Yeah, okay. Anyway, I can’t say that the general outline is terribly original, but the whole curse/gift that the sister (Elsa) has is intriguing as fuck. There’s a reason why I singled out this movie to see instead of the aforementioned animated movies of the year, and that’s because the premise is so hopelessly fascinating. It also helps that at the time this came out, I was bouncing around a story similar to this to write myself (but with far more swearing and explosions), so it caught my interest immediately. It’s a good thing that the dialogue doesn’t let down the premise, because almost all of it is well-written. This blew my mind-- I was used to lines like “Kachow! I’m Lighting McFuckface!” or some of the other auditory turds that Disney/Pixar has been throwing our way. It’s possible that I was expecting total shit and was just impressed by the mediocre writing, but hey, I’ll take that.


Almost all of the scenes are very well-animated. The sequence in which Elsa accidentally creates some ice spikes out of thin air is both intense and well-done. By the time she started building her fortress of fucking solitude, I was pretty much hooked visually. But ugh, some of the dialogue... yikes. It’s more than objectionable, it’s downright discouraging. This is one of those movies that can have a wide range of quality, even within the span of a few minutes. I’d like to split it into two movies and rate the two halves completely differently, but sadly I’m not allowed to do that.

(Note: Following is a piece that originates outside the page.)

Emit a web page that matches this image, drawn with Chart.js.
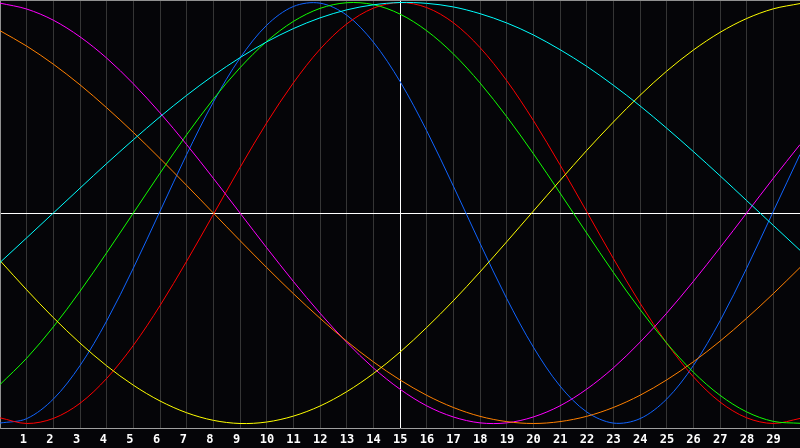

I really want to say that I love Frozen, but there are several flaws that hold it back from a higher score. Firstly, the fucking snowman Olaf is the most annoying comic relief ever. He is Frozen’s equivalent of Jar-Jar Binks. All he does is dick around with stupid slapstick humor, and it drove me nuts. Fortunately, he doesn’t show up until the second half of the movie, but when he does, it is grating. Up until that point, the movie totally sucks you in, but once this bullshit character is shoehorned in to sell toys, you remember that you’re watching a product of a well-oiled Hollywood machine and not an actual attempt at storytelling. This movie would have been ridiculously better had it not been for him, but the kiddies will still throw temper tantrums in the checkout line at Toys R Us for little Olaf dolls.

Also, I can’t judge all of this movie, because (I admit) I had to skip over some of the songs. Sorry, but musicals, animated or not, are just not for me. It doesn’t make sense that anyone would just break into song in public randomly. Not like it makes sense that someone would randomly be gifted with ice-manipulating powers, but that works in the context of the world the movie creates. The songs made me grit my teeth, and although they got stuck in my head, that’s not really a compliment-- Justin Bieber songs would probably get stuck in my head too (if I ever was forced  to listen to that drivel).

But speaking of the ice-powers... where did they come from? What was the point of that? I expected there to be some backstory revealed there, but that never happened. It never feels like there’s much at stake in this movie, because the most powerful force in the film is a very sympathetic main character. Why wasn’t there some vindictive ice demon/force/queen/thing that caused all this? Why was it never explained? The fact that the most dangerous villain in the movie was some guy who couldn’t do jackshit against the power to THROW A FUCKING BLIZZARD AT SOMEONE’S FACE WITH YOUR MIND. I know I shouldn’t be such a hard-ass (and I probably shouldn’t swear so much), seeing as this is a kid’s movie, but it had way more potential than this.

Final Score for Frozen: 6/10 stars. There are aspects of this film that I actively despise with a passion, but I enjoyed the other parts way too much to completely write it off. It could have been great, but settles with being merely good at the end. What saves the day at the end? Why, the power of love, of course! It’s a Disney movie! Like I said, I really wish I could give this a higher score, but there are some aspects of it that completely ruin it for me. But it’s a fun movie, and probably the best animated movie of the year, but it’s certainly overrated. We’ve had to put up with the pablum of other animated films (Free Birds, anyone?) for so long, this mediocre movie seems like a great cinematic achievement. And that is truly sad.